A deep Arctic freeze socks in the Northeast, and every home’s furnace is working overtime. The surge of natural gas use for furnaces means power plants can’t get enough fuel. Power fails, and furnaces can’t start. Gas pipeline compressors lose power, and natural gas flow stops.

What then?

That’s the nightmare scenario both regulators and industry are struggling to avoid, as the electric and gas industries quickly become more interdependent.

But no one is finding easy answers.

The issue is particularly acute in the Northeast, where gas pipelines from the South have gone empty in cold winters past. In 2011, more than 50% of New England’s electricity and more than a third of New York and New Jersey’s power came from gas. More than half the homes in the Northeastern US heat with natural gas, according to the US Energy Information Administration.

The Federal Energy Regulatory Commission (FERC) spent August holding five regional conferences, where commissioners discussed local situations directly with electric grid operators, utilities, power generators, natural gas pipeline operators and gas producers and distributors.

“There’s no crisis now,” said FERC Commissioner Philip Moeller, citing last year’s unusually warm winter, “but there is clearly a challenge down the road” as coal plants nationwide are being replaced with gas-fired generation.

“There is an electric problem,” agreed FERC Commissioner John Norris. “We have to make sure there is a consistent fuel supply to meet electricity needs.”

FERC is responsible for electricity reliability and oversees of the interstate markets in both natural gas and electricity. Those markets have developed separately, with different practices including different trading days, but FERC sets their frameworks.

The Intersection of Business and Regulation

One key issue is delivery terms.
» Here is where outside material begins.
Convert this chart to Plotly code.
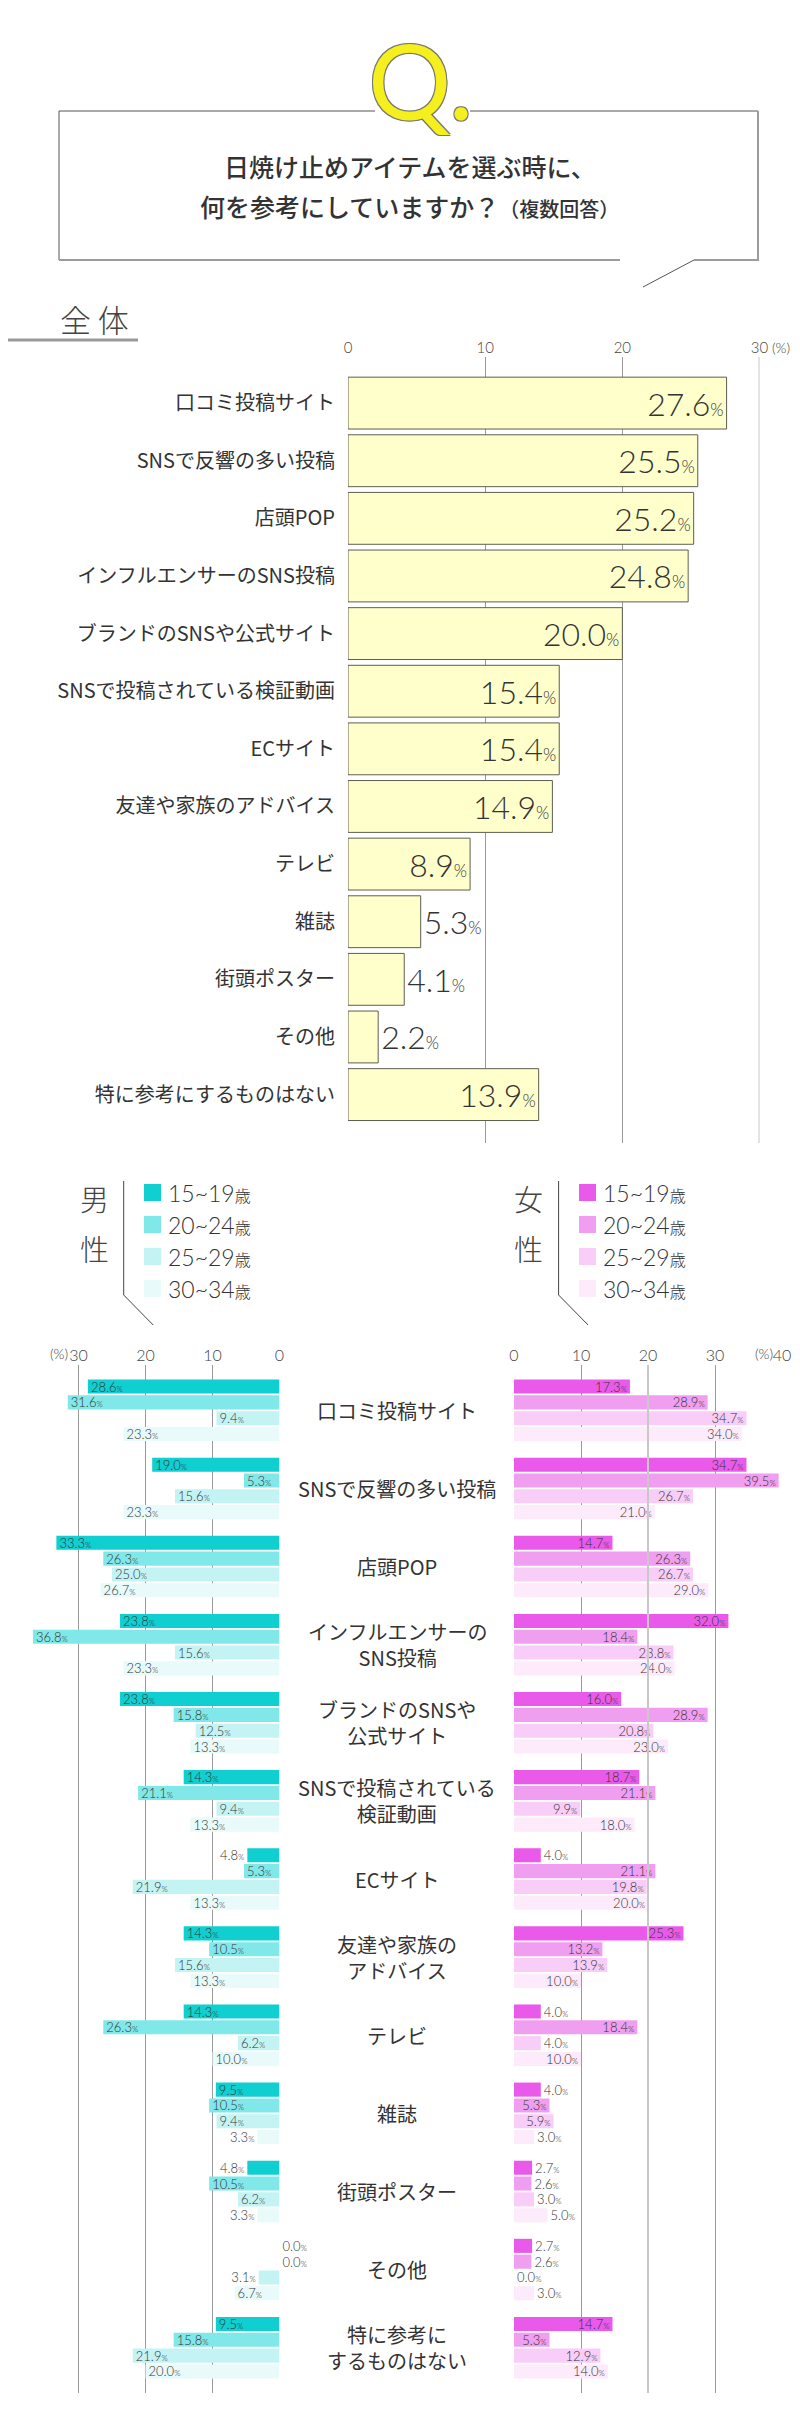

Because pipeline operators charge a premium for firm delivery, many gas-fired generators, even at the ends of the pipelines in New England, are “interruptible” customers. If higher-paying customers like local gas retailers get more demand from household furnaces, generators don’t get the fuel and power grid operators must seek other, more costly electricity sources. FERC could require gas generators to become firm customers, but that would be expensive and encounter resistance in less gas-dependent regions.

Marguerite Mills, Vice President, American Electric Power, told FERC, “We’ve made it work up to now, but we are retiring 6,000 MW of coal in the next few years.” Nearby shale gas discoveries will help only if pipelines get built to bring the fuel to new generators, she noted.

Gary Sypolt, Executive Vice President/CEO, Dominion Energy, said pipelines are being built in the Marcellus and other shales because producers pay for the infrastructure to take their natural gas to trading hubs. Neither producers nor pipeline companies will pay for pipes to take the gas to generators, he stressed.

We have to make sure there is a consistent fuel supply to meet electricity needs.” – Norris

Richard Kruse, Vice President of pipeline operator Spectra, said new pipelines will be built only where gas prices are high enough to warrant it.

Robert Hayes, Vice President, Calpine Corp., said his company is already in talks with both pipelines and producers about ways to get new infrastructure to generators.

Richard Smead of Americas Natural Gas Alliance said many producers recognize a leap may need to be made from the way gas has been supplied, and Kevin Telford of Exelon said his company is being approached by entrepreneurs who have natural gas and want to “plug in a power plant.”

John Moura, Associate Director, Reliability Assessment, North American Electric Reliability Corp. (NERC), suggested one approach could be to factor gas delivery terms into NERC’s semi-annual reliability assessments. Those assessments only count a small percentage of variable resources, for instance, because wind and solar have low capacity factors and can’t operate on demand. He suggested NERC might similarly discount capacity with non-firm gas supplies in its winter reserve margin assessments.

Michael Kormos, Senior Vice President of grid operator PJM Interconnection, said PJM’s capacity market auctions do not distinguish between gas generation bid in with interruptible supply or firm, so the grid operator could develop a way to weight the difference, perhaps by capping interruptible supply.

FERC Commissioners said they’ll wait for staff recommendations before deciding whether market changes are warranted.